In sum, there are pragmatic considerations specific to the practice of neuropsychiatry that bear weight in assessing both the utility and risks of employing tDCS as therapy. As it is presently understood, the mechanism of tDCS effects may be of particular utility for disorders in which dysfunction coincident and overlapping neural circuits leads to a range of psychiatric and cognitive symptoms. Targeting those common neural substrates with tDCS may lead to a variety of salutary effects in patients with complex disorders of mood, affect, and cognition. However, stimulation of overlapping neural circuits may also give rise to cognitive tradeoffs that should prompt caution, particularly when the intent is to use tDCS to enhance normal cognition as opposed to treat disease. It is important to consider what is known versus what is not known about tDCS when designing clinical and cognitive research studies, and even more so when developing public policy and communicating with potential tDCS users (both consumers and patients). Clinicians and neuroscientists alike have an ethical responsibility to ensure that the lay public can access accurate information about what is and is not known about the mechanisms, effects, and safety of tDCS. In some cases, this may mean tempering unbridled enthusiasm for tDCS expressed in media coverage. The benefits and risks of tDCS clearly vary according to the context of administration, both with respect to the research, clinical, and cosmetic purposes for stimulation, as well as the states and traits of individual recipients.

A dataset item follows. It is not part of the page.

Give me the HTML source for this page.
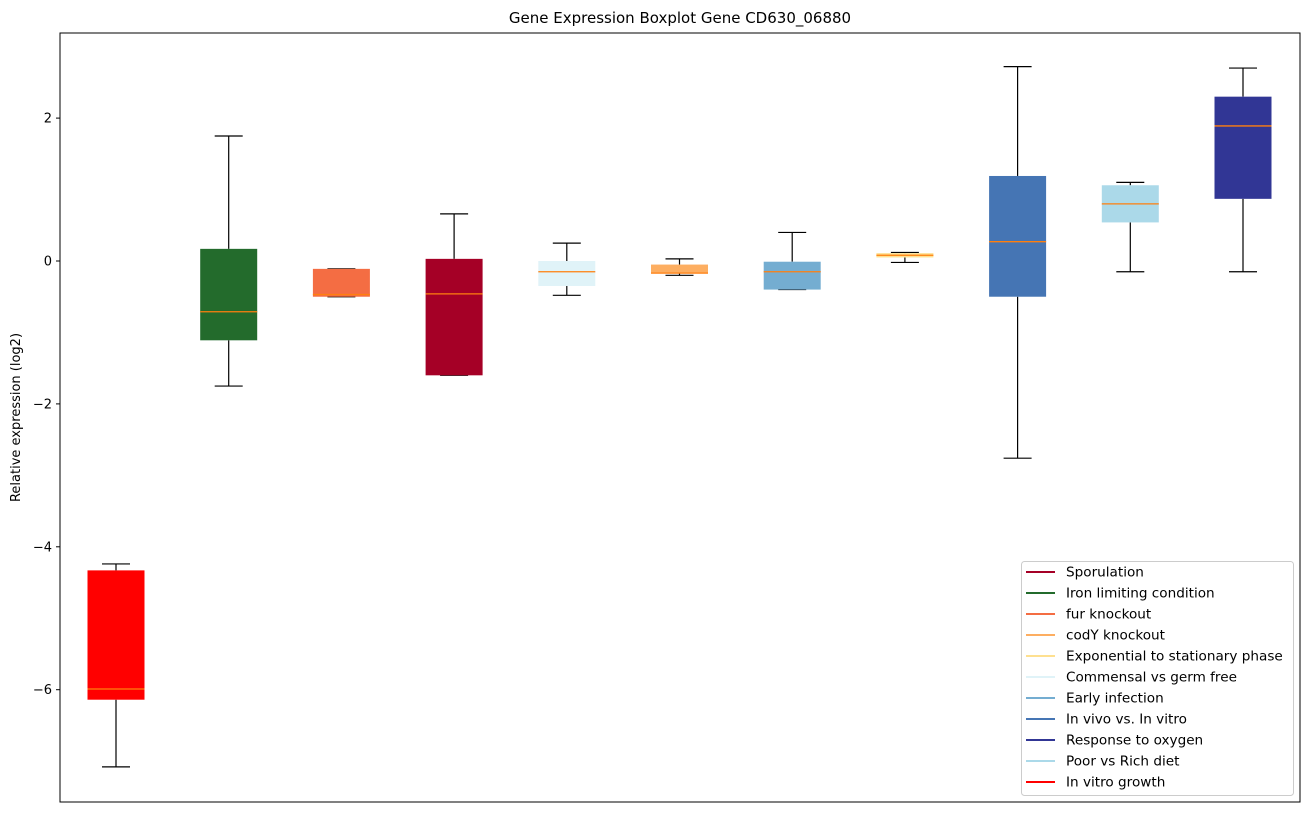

All these considerations prompt a need to anticipate the trajectories of current and potential future use of tDCS both within and outside of clinical contexts, as there are likely to be dynamic broader social and cultural consequences of tDCS use within neuropsychiatry. Likewise, neuroethical consequences from nonclinically oriented tDCS use are also likely to have an impact on the way tDCS is used and sought out by patients. Thus, the use of tDCS in neuropsychiatry may have profound impacts not only on the social-cultural milieu, but also on the perceptions and practices of neuropsychiatry as a field.